Marjolijn van Heemstra
Poet, novelist, and playwright Marjolijn van Heemstra (b. 1981) holds a master’s degree in religion. Her first poetry collection, 'If Moses Had Gone On Questioning' (2009) won the Jo Peters Poetry Prize. She debuted as a novelist with 'The Last of the Aedemas' (2012).
She has been fascinated by space and space travel for years. Since 2019, she has been covering Space in all its facets for online journalism platform De Correspondent. She was previously a columnist for the Dutch newspaper Trouw for many years. Her novel In Search of a Name (2017) was nominated for the Libris Literature Prize, was awarded the BNG Bank Literature Prize, and has been published in eight languages.
More Marjolijn van Heemstra
And His Name Is
Marjolijn van Heemstra has a conversation with her partner about what to name their child. She’s pregnant and, as the chapter title explains, still has 27 weeks to go. Her partner tells her that a name always fits in the end, like a leather shoe that takes on the shape of the foot. Marjolijn thinks it’s the other way round: ‘You grow into your name. The name is the foot.’
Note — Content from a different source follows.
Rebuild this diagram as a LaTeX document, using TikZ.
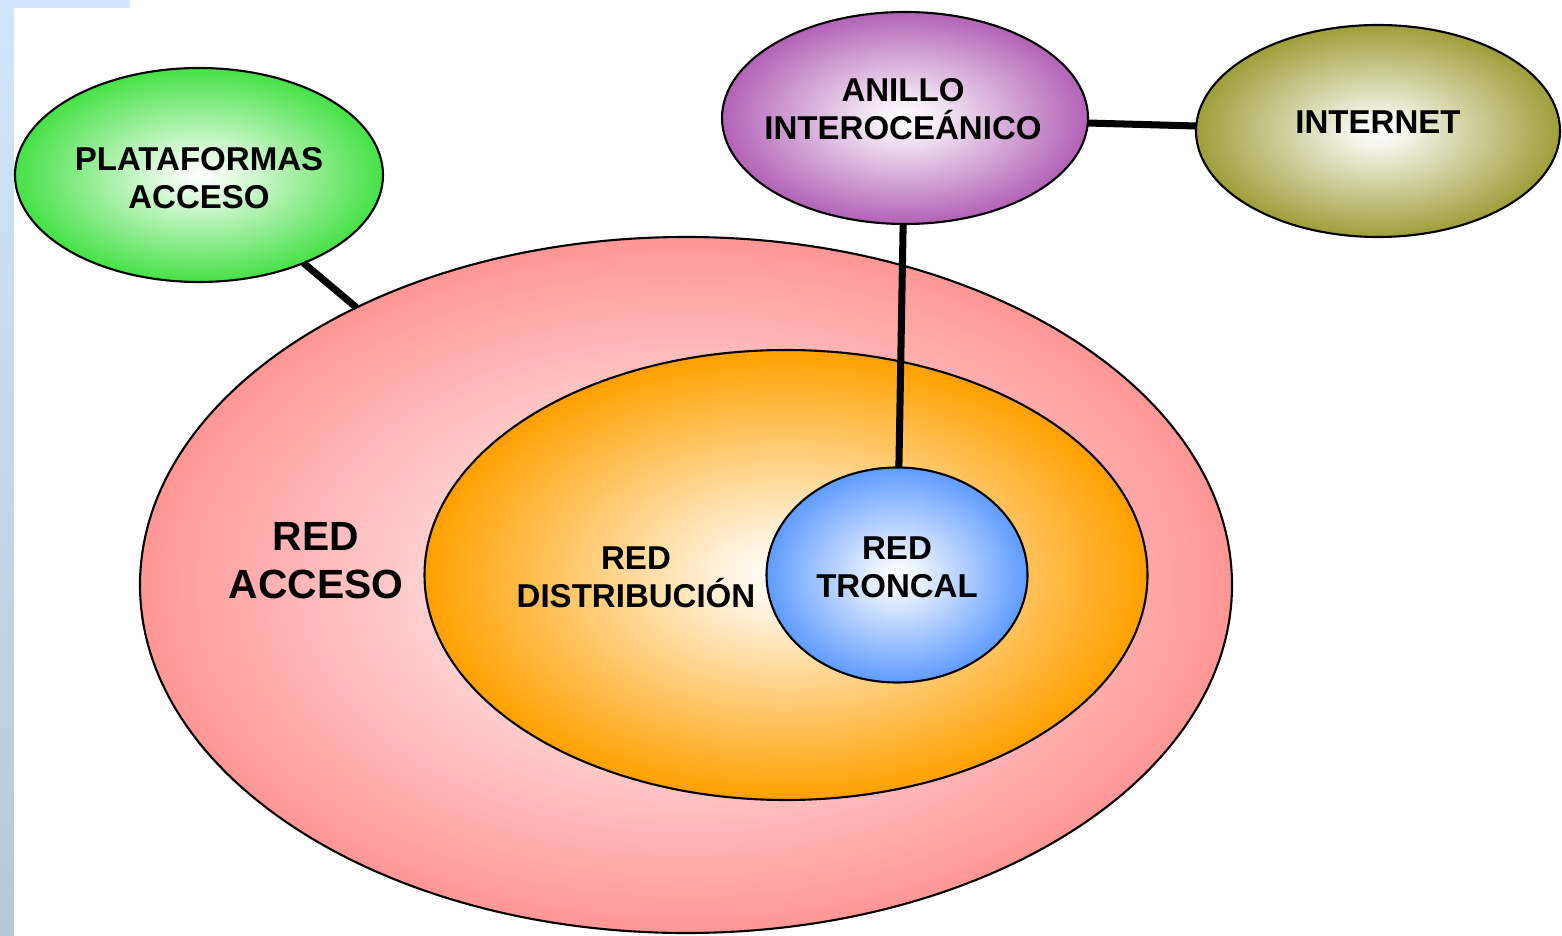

In Lightyears No One Is in a Hurry
3:32 a.m., the hottest summer on record, and writer, poet and theatre maker Marjolijn van Heemstra cannot get to sleep. She lies in bed, scrolling through stories of rage and injustice, the climate crisis and political protest, her thoughts endlessly orbiting identity debates and the growing divisions around her. She cannot see a way out, a perspective beyond her daily life, a future for her children beyond the brokenness of the present. But then she stumbles on the ‘The Hubble Ultra Deep Field’, an image of billions of stars scattered in the darkness like countless broken fragments, and she has a realisation: we are surrounded by so much more than the daily stream of apocalyptic news.